**Dataset excerpt:**
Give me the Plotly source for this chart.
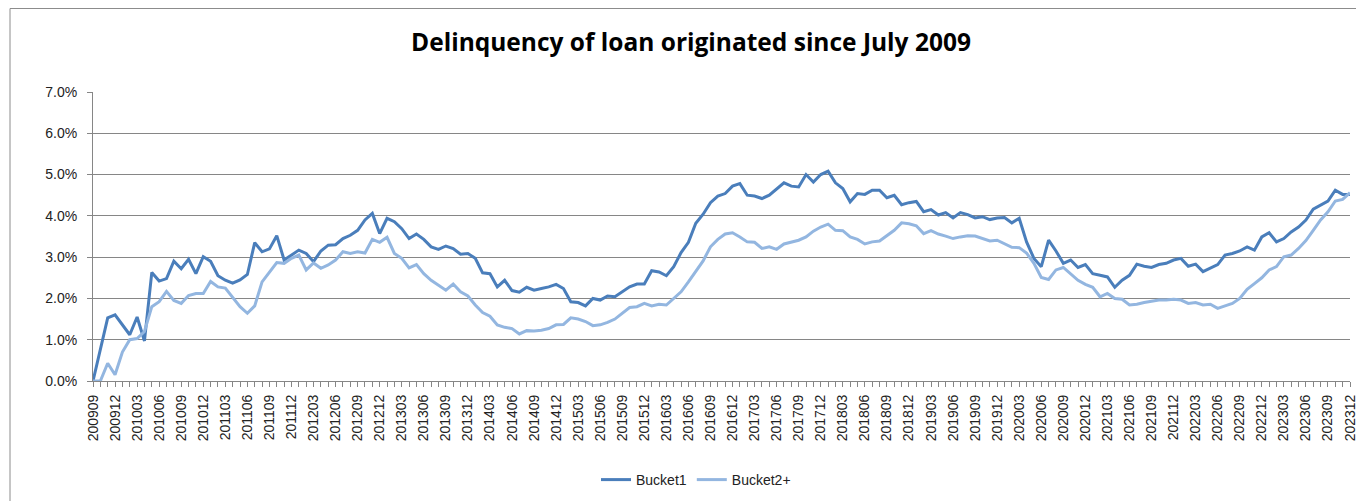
import plotly.graph_objects as go

months = []
y, m = 2009, 9
while (y, m) <= (2023, 12):
    months.append(f"{y}{m:02d}")
    m += 1
    if m > 12:
        m = 1
        y += 1

bucket1 = [
    0.0, 0.8, 1.53, 1.6, 1.35, 1.12, 1.55, 0.97, 2.63, 2.42,
    2.48, 2.9, 2.72, 2.95, 2.6, 3.01, 2.9, 2.55, 2.44, 2.37,
    2.45, 2.58, 3.35, 3.13, 3.2, 3.52, 2.93, 3.05, 3.17, 3.09,
    2.89, 3.15, 3.29, 3.3, 3.45, 3.53, 3.65, 3.9, 4.06, 3.57,
    3.94, 3.86, 3.69, 3.45, 3.56, 3.43, 3.25, 3.19, 3.27, 3.21,
    3.07, 3.09, 2.97, 2.62, 2.6, 2.28, 2.44, 2.19, 2.15, 2.27,
    2.2, 2.24, 2.28, 2.34, 2.24, 1.92, 1.9, 1.82, 2.0, 1.96,
    2.06, 2.04, 2.16, 2.28, 2.35, 2.35, 2.67, 2.64, 2.55, 2.77,
    3.11, 3.36, 3.82, 4.04, 4.32, 4.48, 4.54, 4.72, 4.78, 4.5,
    4.48, 4.42, 4.5, 4.66, 4.8, 4.72, 4.7, 5.0, 4.82, 5.0,
    5.08, 4.8, 4.66, 4.34, 4.54, 4.52, 4.62, 4.62, 4.44, 4.5,
    4.27, 4.32, 4.35, 4.1, 4.15, 4.02, 4.08, 3.95, 4.08, 4.03,
    3.95, 3.98, 3.91, 3.95, 3.96, 3.83, 3.94, 3.37, 2.97, 2.77,
    3.41, 3.15, 2.85, 2.93, 2.75, 2.82, 2.6, 2.56, 2.52, 2.27,
    2.44, 2.56, 2.83, 2.78, 2.75, 2.82, 2.85, 2.93, 2.97, 2.78,
    2.83, 2.65, 2.73, 2.82, 3.05, 3.09, 3.15, 3.25, 3.17, 3.49,
    3.59, 3.37, 3.45, 3.61, 3.73, 3.9, 4.16, 4.26, 4.36, 4.62,
    4.52, 4.52,
]

bucket2 = [
    0.0, 0.0, 0.43, 0.15, 0.7, 1.0, 1.03, 1.2, 1.8, 1.92,
    2.17, 1.95, 1.88, 2.07, 2.12, 2.12, 2.41, 2.28, 2.25, 2.03,
    1.8, 1.64, 1.82, 2.4, 2.65, 2.87, 2.85, 2.97, 3.05, 2.69,
    2.86, 2.73, 2.81, 2.93, 3.13, 3.09, 3.13, 3.1, 3.43, 3.36,
    3.48, 3.09, 2.97, 2.74, 2.82, 2.6, 2.44, 2.32, 2.2, 2.35,
    2.16, 2.06, 1.84, 1.66, 1.57, 1.36, 1.3, 1.27, 1.14, 1.22,
    1.21, 1.23, 1.27, 1.36, 1.37, 1.53, 1.5, 1.44, 1.34, 1.36,
    1.42, 1.5, 1.64, 1.78, 1.8, 1.88, 1.82, 1.86, 1.84, 2.0,
    2.16, 2.4, 2.65, 2.91, 3.25, 3.43, 3.56, 3.59, 3.49, 3.37,
    3.36, 3.21, 3.25, 3.19, 3.32, 3.37, 3.41, 3.49, 3.63, 3.73,
    3.8, 3.65, 3.64, 3.49, 3.43, 3.32, 3.37, 3.39, 3.51, 3.65,
    3.83, 3.81, 3.76, 3.57, 3.64, 3.56, 3.51, 3.45, 3.49, 3.52,
    3.51, 3.45, 3.39, 3.41, 3.32, 3.24, 3.23, 3.1, 2.85, 2.51,
    2.46, 2.69, 2.75, 2.6, 2.44, 2.34, 2.27, 2.04, 2.12, 2.0,
    1.98, 1.84, 1.86, 1.9, 1.93, 1.96, 1.96, 1.98, 1.96, 1.88,
    1.9, 1.84, 1.86, 1.76, 1.82, 1.88, 2.0, 2.22, 2.36, 2.5,
    2.69, 2.77, 3.01, 3.05, 3.21, 3.4, 3.65, 3.9, 4.1, 4.36,
    4.4, 4.56,
]

series_names = ["Bucket1", "Bucket2+"]
y_ticks = [0, 1, 2, 3, 4, 5, 6, 7]
y_tick_labels = [f"{v:.1f}%" for v in y_ticks]

x_idx = list(range(len(months)))
tick_idx = x_idx[::3]
tick_txt = months[::3]

# the page body has an 8px margin, so lay out in shifted coordinates
OFF = 8
W, H = 1364 - OFF, 501 - OFF
L, R, T, B = 93 - OFF, 1350 - OFF, 92 - OFF, 381 - OFF
pw, ph = R - L, B - T

fig = go.Figure()
fig.add_trace(go.Scatter(x=x_idx, y=bucket1, mode="lines", name=series_names[0],
                         line=dict(color="#4A7EBB", width=3)))
fig.add_trace(go.Scatter(x=x_idx, y=bucket2, mode="lines", name=series_names[1],
                         line=dict(color="#93B6E0", width=3)))

fig.update_layout(
    width=W, height=H,
    margin=dict(l=L, r=W - R, t=T, b=H - B, autoexpand=False),
    paper_bgcolor="white", plot_bgcolor="white",
    title=dict(text="<b>Delinquency of loan originated since July 2009</b>",
               x=(691 - OFF) / W, xanchor="center", y=1 - (42 - OFF) / H, yanchor="middle",
               font=dict(family="Open Sans", size=24.5, color="black")),
    showlegend=True,
    legend=dict(orientation="h", x=(696 - OFF - L) / pw, xanchor="center",
                yref="container", y=1 - (480 - OFF) / H, yanchor="middle",
                font=dict(family="Liberation Sans", size=14, color="#222")),
    font=dict(family="Liberation Sans"),
)

fig.update_xaxes(
    automargin=False,
    range=[0, len(months) - 1],
    tickmode="array", tickvals=tick_idx, ticktext=tick_txt,
    tickangle=-90, tickfont=dict(family="Liberation Sans", size=14, color="#222"),
    ticks="outside", ticklen=5, tickcolor="#868686", ticklabelstandoff=2,
    minor=dict(dtick=1, ticks="outside", ticklen=5, tickcolor="#868686", showgrid=False),
    showline=True, linecolor="#868686", linewidth=1,
    showgrid=False, zeroline=False,
)
fig.update_yaxes(
    automargin=False,
    range=[0, 7],
    tickmode="array", tickvals=y_ticks, ticktext=y_tick_labels,
    tickfont=dict(family="Liberation Sans", size=14, color="#222"),
    ticks="outside", ticklen=5, tickcolor="#868686", ticklabelstandoff=7,
    showline=True, linecolor="#868686", linewidth=1,
    showgrid=True, gridcolor="#868686", gridwidth=1, zeroline=False,
)

# chart outer border
fig.add_shape(type="rect", xref="paper", yref="paper",
              x0=(10 - OFF - L) / pw, x1=(1375 - OFF - L) / pw,
              y0=(B - (515 - OFF)) / ph, y1=(B - (8 - OFF) - 0.5) / ph,
              line=dict(color="#8C8C8C", width=1))

fig.write_html("out.html")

**Exercise brief:** Omit every picture while copying the listing above exactly.

**Answer for the task:**
Give me the Plotly source for this chart.
import plotly.graph_objects as go

months = []
y, m = 2009, 9
while (y, m) <= (2023, 12):
    months.append(f"{y}{m:02d}")
    m += 1
    if m > 12:
        m = 1
        y += 1

bucket1 = [
    0.0, 0.8, 1.53, 1.6, 1.35, 1.12, 1.55, 0.97, 2.63, 2.42,
    2.48, 2.9, 2.72, 2.95, 2.6, 3.01, 2.9, 2.55, 2.44, 2.37,
    2.45, 2.58, 3.35, 3.13, 3.2, 3.52, 2.93, 3.05, 3.17, 3.09,
    2.89, 3.15, 3.29, 3.3, 3.45, 3.53, 3.65, 3.9, 4.06, 3.57,
    3.94, 3.86, 3.69, 3.45, 3.56, 3.43, 3.25, 3.19, 3.27, 3.21,
    3.07, 3.09, 2.97, 2.62, 2.6, 2.28, 2.44, 2.19, 2.15, 2.27,
    2.2, 2.24, 2.28, 2.34, 2.24, 1.92, 1.9, 1.82, 2.0, 1.96,
    2.06, 2.04, 2.16, 2.28, 2.35, 2.35, 2.67, 2.64, 2.55, 2.77,
    3.11, 3.36, 3.82, 4.04, 4.32, 4.48, 4.54, 4.72, 4.78, 4.5,
    4.48, 4.42, 4.5, 4.66, 4.8, 4.72, 4.7, 5.0, 4.82, 5.0,
    5.08, 4.8, 4.66, 4.34, 4.54, 4.52, 4.62, 4.62, 4.44, 4.5,
    4.27, 4.32, 4.35, 4.1, 4.15, 4.02, 4.08, 3.95, 4.08, 4.03,
    3.95, 3.98, 3.91, 3.95, 3.96, 3.83, 3.94, 3.37, 2.97, 2.77,
    3.41, 3.15, 2.85, 2.93, 2.75, 2.82, 2.6, 2.56, 2.52, 2.27,
    2.44, 2.56, 2.83, 2.78, 2.75, 2.82, 2.85, 2.93, 2.97, 2.78,
    2.83, 2.65, 2.73, 2.82, 3.05, 3.09, 3.15, 3.25, 3.17, 3.49,
    3.59, 3.37, 3.45, 3.61, 3.73, 3.9, 4.16, 4.26, 4.36, 4.62,
    4.52, 4.52,
]

bucket2 = [
    0.0, 0.0, 0.43, 0.15, 0.7, 1.0, 1.03, 1.2, 1.8, 1.92,
    2.17, 1.95, 1.88, 2.07, 2.12, 2.12, 2.41, 2.28, 2.25, 2.03,
    1.8, 1.64, 1.82, 2.4, 2.65, 2.87, 2.85, 2.97, 3.05, 2.69,
    2.86, 2.73, 2.81, 2.93, 3.13, 3.09, 3.13, 3.1, 3.43, 3.36,
    3.48, 3.09, 2.97, 2.74, 2.82, 2.6, 2.44, 2.32, 2.2, 2.35,
    2.16, 2.06, 1.84, 1.66, 1.57, 1.36, 1.3, 1.27, 1.14, 1.22,
    1.21, 1.23, 1.27, 1.36, 1.37, 1.53, 1.5, 1.44, 1.34, 1.36,
    1.42, 1.5, 1.64, 1.78, 1.8, 1.88, 1.82, 1.86, 1.84, 2.0,
    2.16, 2.4, 2.65, 2.91, 3.25, 3.43, 3.56, 3.59, 3.49, 3.37,
    3.36, 3.21, 3.25, 3.19, 3.32, 3.37, 3.41, 3.49, 3.63, 3.73,
    3.8, 3.65, 3.64, 3.49, 3.43, 3.32, 3.37, 3.39, 3.51, 3.65,
    3.83, 3.81, 3.76, 3.57, 3.64, 3.56, 3.51, 3.45, 3.49, 3.52,
    3.51, 3.45, 3.39, 3.41, 3.32, 3.24, 3.23, 3.1, 2.85, 2.51,
    2.46, 2.69, 2.75, 2.6, 2.44, 2.34, 2.27, 2.04, 2.12, 2.0,
    1.98, 1.84, 1.86, 1.9, 1.93, 1.96, 1.96, 1.98, 1.96, 1.88,
    1.9, 1.84, 1.86, 1.76, 1.82, 1.88, 2.0, 2.22, 2.36, 2.5,
    2.69, 2.77, 3.01, 3.05, 3.21, 3.4, 3.65, 3.9, 4.1, 4.36,
    4.4, 4.56,
]

series_names = ["Bucket1", "Bucket2+"]
y_ticks = [0, 1, 2, 3, 4, 5, 6, 7]
y_tick_labels = [f"{v:.1f}%" for v in y_ticks]

x_idx = list(range(len(months)))
tick_idx = x_idx[::3]
tick_txt = months[::3]

# the page body has an 8px margin, so lay out in shifted coordinates
OFF = 8
W, H = 1364 - OFF, 501 - OFF
L, R, T, B = 93 - OFF, 1350 - OFF, 92 - OFF, 381 - OFF
pw, ph = R - L, B - T

fig = go.Figure()
fig.add_trace(go.Scatter(x=x_idx, y=bucket1, mode="lines", name=series_names[0],
                         line=dict(color="#4A7EBB", width=3)))
fig.add_trace(go.Scatter(x=x_idx, y=bucket2, mode="lines", name=series_names[1],
                         line=dict(color="#93B6E0", width=3)))

fig.update_layout(
    width=W, height=H,
    margin=dict(l=L, r=W - R, t=T, b=H - B, autoexpand=False),
    paper_bgcolor="white", plot_bgcolor="white",
    title=dict(text="<b>Delinquency of loan originated since July 2009</b>",
               x=(691 - OFF) / W, xanchor="center", y=1 - (42 - OFF) / H, yanchor="middle",
               font=dict(family="Open Sans", size=24.5, color="black")),
    showlegend=True,
    legend=dict(orientation="h", x=(696 - OFF - L) / pw, xanchor="center",
                yref="container", y=1 - (480 - OFF) / H, yanchor="middle",
                font=dict(family="Liberation Sans", size=14, color="#222")),
    font=dict(family="Liberation Sans"),
)

fig.update_xaxes(
    automargin=False,
    range=[0, len(months) - 1],
    tickmode="array", tickvals=tick_idx, ticktext=tick_txt,
    tickangle=-90, tickfont=dict(family="Liberation Sans", size=14, color="#222"),
    ticks="outside", ticklen=5, tickcolor="#868686", ticklabelstandoff=2,
    minor=dict(dtick=1, ticks="outside", ticklen=5, tickcolor="#868686", showgrid=False),
    showline=True, linecolor="#868686", linewidth=1,
    showgrid=False, zeroline=False,
)
fig.update_yaxes(
    automargin=False,
    range=[0, 7],
    tickmode="array", tickvals=y_ticks, ticktext=y_tick_labels,
    tickfont=dict(family="Liberation Sans", size=14, color="#222"),
    ticks="outside", ticklen=5, tickcolor="#868686", ticklabelstandoff=7,
    showline=True, linecolor="#868686", linewidth=1,
    showgrid=True, gridcolor="#868686", gridwidth=1, zeroline=False,
)

# chart outer border
fig.add_shape(type="rect", xref="paper", yref="paper",
              x0=(10 - OFF - L) / pw, x1=(1375 - OFF - L) / pw,
              y0=(B - (515 - OFF)) / ph, y1=(B - (8 - OFF) - 0.5) / ph,
              line=dict(color="#8C8C8C", width=1))

fig.write_html("out.html")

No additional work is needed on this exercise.